Expect some jitter. The HC-SR04 sensors send eight 40KHz pulses then listen for an echo after which they stop listening. It is entirely possible that they miss the first echo and respond to the 2nd or 3rd pulse in which case TIME1 and TIME2 will vary slightly.

@@qualityphotos1 Thank you

@@qualityphotos1 Hi there, I am new to Arduino and have been attempting to create such an anemometer without any libraries or software other than IDE. I have followed all the steps you listed but my sensors appear to be unreactive to any wind. Placing objects in front of sensors will create a change in the values given though. I'm unsure where exactly I may be going wrong, do I need libraries for better functionality of HC-SR04?

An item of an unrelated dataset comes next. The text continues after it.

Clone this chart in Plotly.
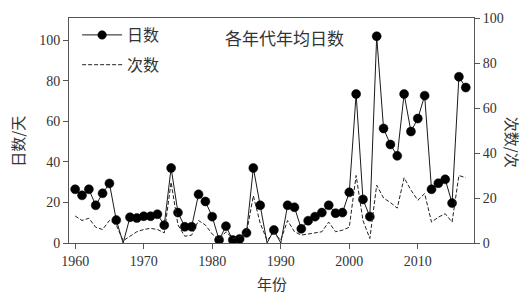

@@NickyG0123 Hi Nick ... libraries aren't needed. Make an ultra sonic range finder such as this www.instructables.com/Ultrasonic-Range-Finder/.
Once you have it working add a second HC-SR04 as I have done here www.instructables.com/Dual-Sensor-Echo-Locator/ but don't blank the sensors. Define the extra sensor pins in the arduino setup(). Place object at different distances in front of each sensor and trigger them at the same time (or immediately after each other) ... you should be able to measure each distance by listening selecting from which echo-pin to make the measurement.
Now separate the sensors and point them at each other. If we trigger both sensors at the same time they should hear each other. Each echo-pin is now measuring the distance (time-of-flight) is opposite directions.
A better method is to remove the RX sensor from each HC-SR04 board and position it at the distant end. Now trigger each HC-SR04 in turn and measure the time-of-flight. Be sure to wait a small amount of time so any distant echos have had time to dissipate.
I found that jitter is a problem. If you look at the waveforms in this article www.instructables.com/Enhanced-Ultrasonic-Range-Finder/ you will see that the echos aren't clean ... but rather a cluster of pulses which means the time-of-flight can vary slighly if the first received pulse is missed.
Good luck with your project.

Have discovered a couple of minor issues ... will publish the code and construction details when the design is finalised

@@qualityphotos1 thanks for this. I wait for the code